Many cases of things like pollution, human rights violations and war crimes might be handled using a model treating them as criminal matters for which punishment is assigned. Especially when the parties accused refuse to take part in the hearings and defend their actions.

But in other cases, a different kind of court procedure might be used, one modelled more along the kinds of reconciliation approaches to justice that tribal groups in East Africa and elsewhere employ when they have no third party state to appeal to in effective and functional ways and when they choose to draw on indigenous traditions to develop solutions to cases of injustice that aim not at punishment and vengeance but at peace and sustainable living together. (For some examples of this, see, for instance, John Paul Lederach’s PREPARING FOR PEACE).

Civil Society might, for example, use such a “reconciliation court” process of hearings to try to work for reconciliation between groups using terror and violence in different ways. For instance, Al Qaeda and Daesh (ISIS) are accused by the United States of using terror against civilian populations in ways that constitute war crimes. They, in turn, accuse the United States of using drone warfare that kills innocent civilians in ways that create terror. Currently each side uses the errors and sins of the other’s violence to justify its own continued use of terror – while trying to legitimate, downplay or ignore the immorality of its own act, even as judged by key moral standards it itself advocates (in the QURAN or in International Law). What if representative voices from each side were brought to a public hearing that might allow the different truths to come out and to be agreed to as part of a process of seeking a justice that might make meaningful policy reform, just compensation, and effective institutionalization of more peaceful practices possible?

A key way to end violence is to institute the rule of just law that is accepted by all parties. Our current international institutions for formal, governmental legal processes are weak. One way to strengthen them would be to develop further models that experiment with alternative kinds of hearings and that create just and peaceful outcomes in different ways. Civil society hearings could be doing that – and in fact, in some cases are. As more efforts in such experiments are undertaken, it will be possible to strengthen the procedures for funding them, the methods making them work effectively and the techniques for securing the needed sanctions for their efficacy.

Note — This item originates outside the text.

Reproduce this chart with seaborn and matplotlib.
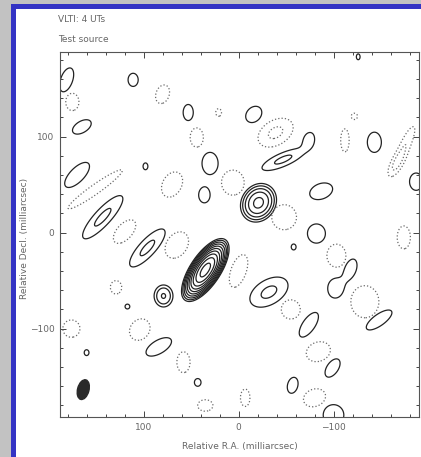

And these civil society efforts can then show the way and develop the institutional social capital to provide later for formal, international government institutions that secure the rule of law instead of violence. (One model that might be suggestive for this kind of process could be taken from Mexico’s experience in which civil society developed institutions for providing independent and transparent, fair systems for monitoring elections and adjudicating their results through the coalition work of Alianza Civica in 1994 – and then the people involved in that successful effort succeeded in institutionalizing many similar processes in the formal Mexican government structures of the federal electoral institution – which led to the change of government in July of 2000 with the loss of the PRI.)